Hay un voto que lo motiva no la afinidad si no el rechazo.
Es el «voto castigo» con el que más de 49 millones de electores brasileños —casi
tantos votos válidos como sumados los de los demás 12 candidatos— más que elegir
a Jair
Messias Bolsonaro como Presidente da República Federativa do Brasil,
castigan a los que los han gobernado desde que la redemocratización de 1985 inició
su Nova República.
Porque si no fuera así, ¿cómo explicaríamos que llegará a
presidir el país más habitado de Latinoamérica —con 59% a 60% de intenciones para
la segunda vuelta— y la novena economía del mundo en 2017-2018 (y el quinto más
desigual) este capitán de reserva que ha sobrevivido con muy poco desempeño como
diputado siete legislaturas, que ha estado en nueve pequeños partidos —como el Social
Liberal que lo llevó como su candidato— en los últimos 30 años y al que El País describe como «ambicioso, ultraderechista, misógino y
nostálgico de la dictadura» y, también, «testarudo,
polémico e inteligente» [“Vida y ascenso del capitán Bolsonaro”, 21/10/2018]
(con mucho más tino que cuando [“El
legado de Lula” (editorial), 04/09/2018] catalogó al expresidente —en cárcel por corrupto— como «el político brasileño [que
entendió] la acción política como el respeto total y absoluto a las reglas
democráticas» cuando su mayor aporte democrático fue “democratizar” la
corrupción)?
«Voto castigo», «voto sanción» que desde 2015 marcó muchas
de las elecciones latinoamericanas.

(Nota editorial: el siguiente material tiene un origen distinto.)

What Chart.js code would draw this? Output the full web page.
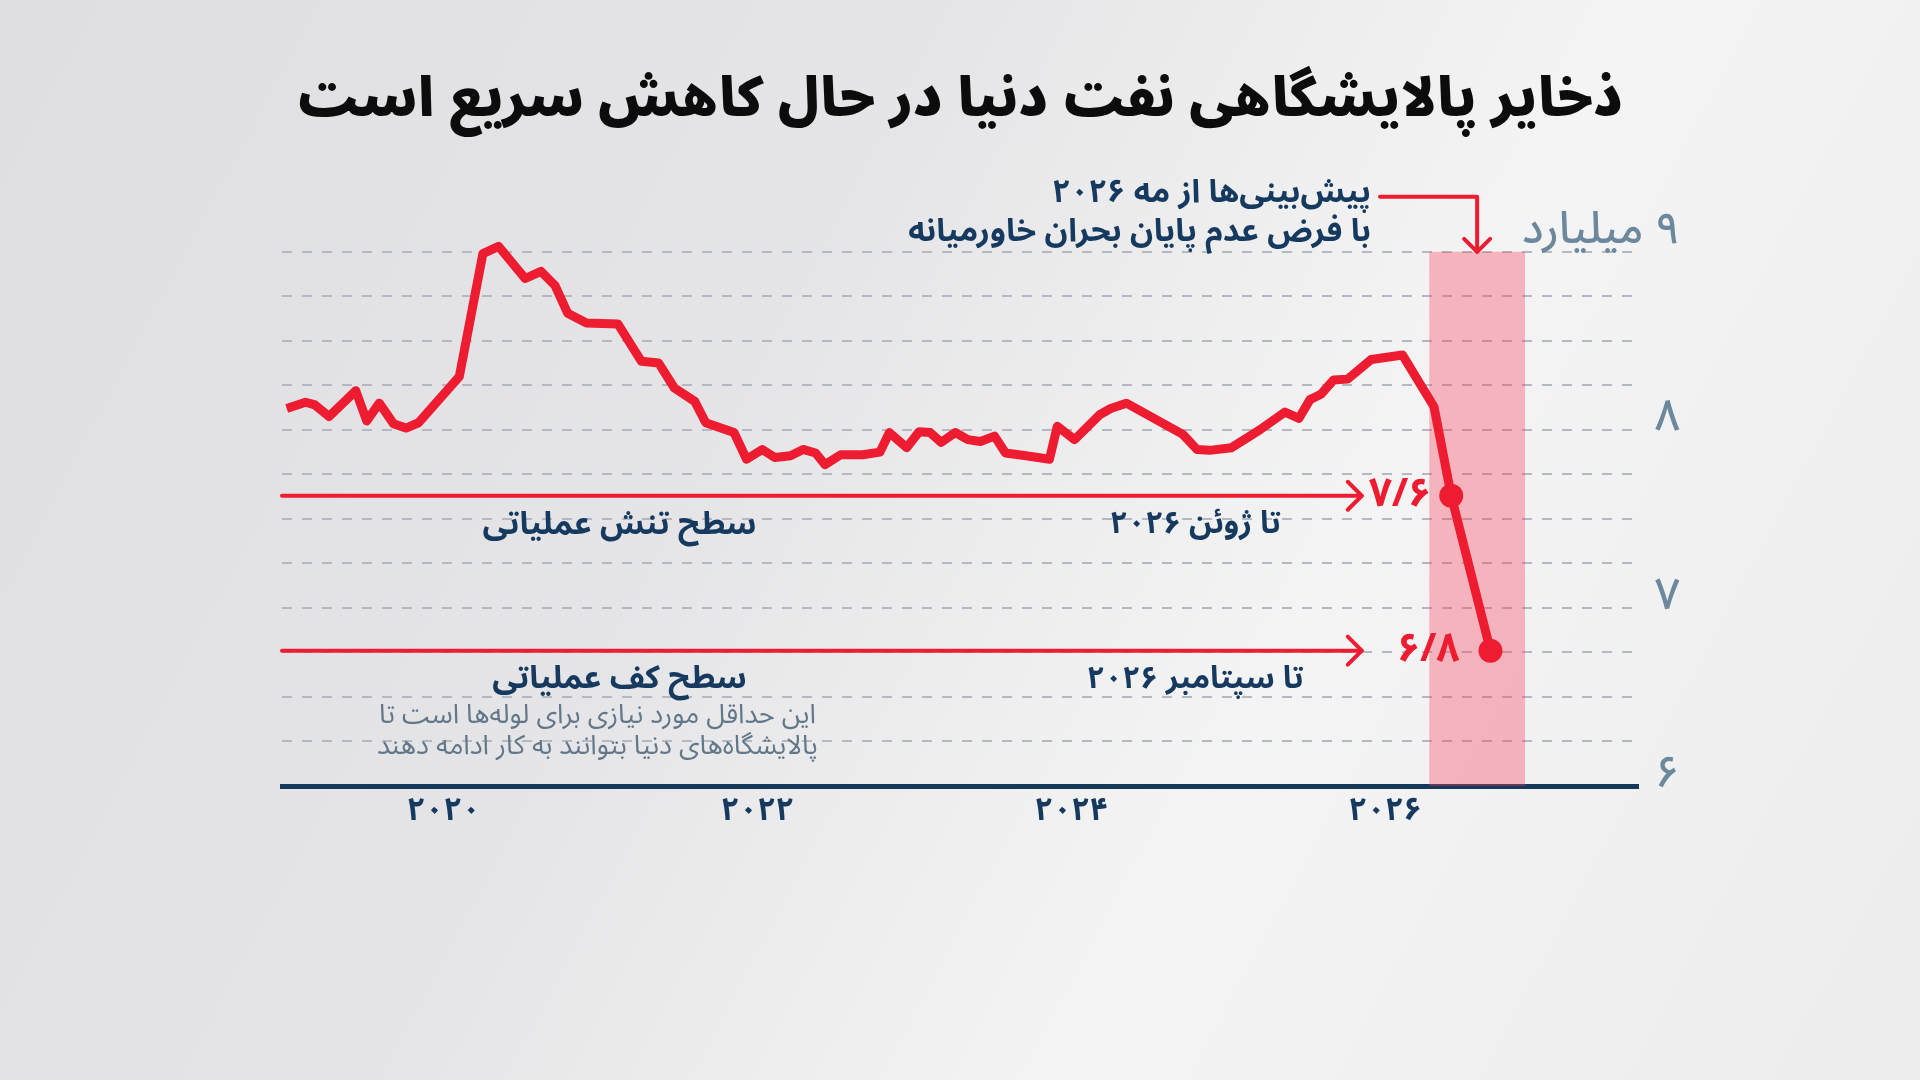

Ese año, el electorado argentino votó
contra el continuismo del kirchnerismo, lo refrendó en 2017 e incluso hoy
rechaza la “herencia” de los Kirchner —a pesar de que Cambiemos no ha tenido
los éxitos prometidos por razones propias y por legadas desde Perón. Este 2018,
Colombia y México fueron ejemplo de ello: los colombianos en mayo castigaron el
legado de Juan Manuel Santos dando al candidato de su Partido Liberal sólo el
2,05% de los votos y en junio —en ballotage—
penaron con casi 13 puntos porcentuales de diferencia al candidato de la
izquierda afín con el socialismo 21; en julio, los mexicanos le dieron victoria
a Andrés Manuel López Obrador —un ex líder priista— y castigaron tanto al
gobernante PRI —que repitió sus errores— con tercer lugar como segundo al PAN —que
desaprovechó su docenio. Distintas visiones: conservadoras liberales en
Argentina y Colombia, de izquierda nacionalista en México —la del PRI de sus
años de más poder, más la de Adolfo López Mateos, Gustavo Díaz Ordaz y, sobre
todo, Luis Echeverría que la de Lázaro Cárdenas aunque se vista de ella—y de
ultra derecha en Brasil pero todas “castigando” a quiénes le antecedieron.
No es distinto en Bolivia. En 2016, los ciudadanos negaron
la reforma constitucional para permitir una cuarta postulación del binomio
presidencial; en 2017, el partido de gobierno utilizó al TCP —promovido por el
mismo partido— aprobara su repostulación tras una libérrima y muy interesada “interpretación”
del Acuerdo de San José sobre derechos humanos; en 2018, también modificó el
Proyecto de Ley de Organizaciones Políticas y lo aprobó a volandas contra el
criterio del mismo Órgano Electoral, modificando los plazos y su esencia a
conveniencia de la reelección y provocando a hoy una crisis interna en el Poder
Electoral —cuarto Poder del Estado del que sus otros similares desvaloran.
Más que por una candidatura de unidad opositora —aún en
ciernes—, las tendencias proyectan un voto castigo al prorroguismo. Su
efectividad dependerá mucho de cuán coherente y desprendida sea esa unidad y de
cuál será el Proyecto de País que proponga.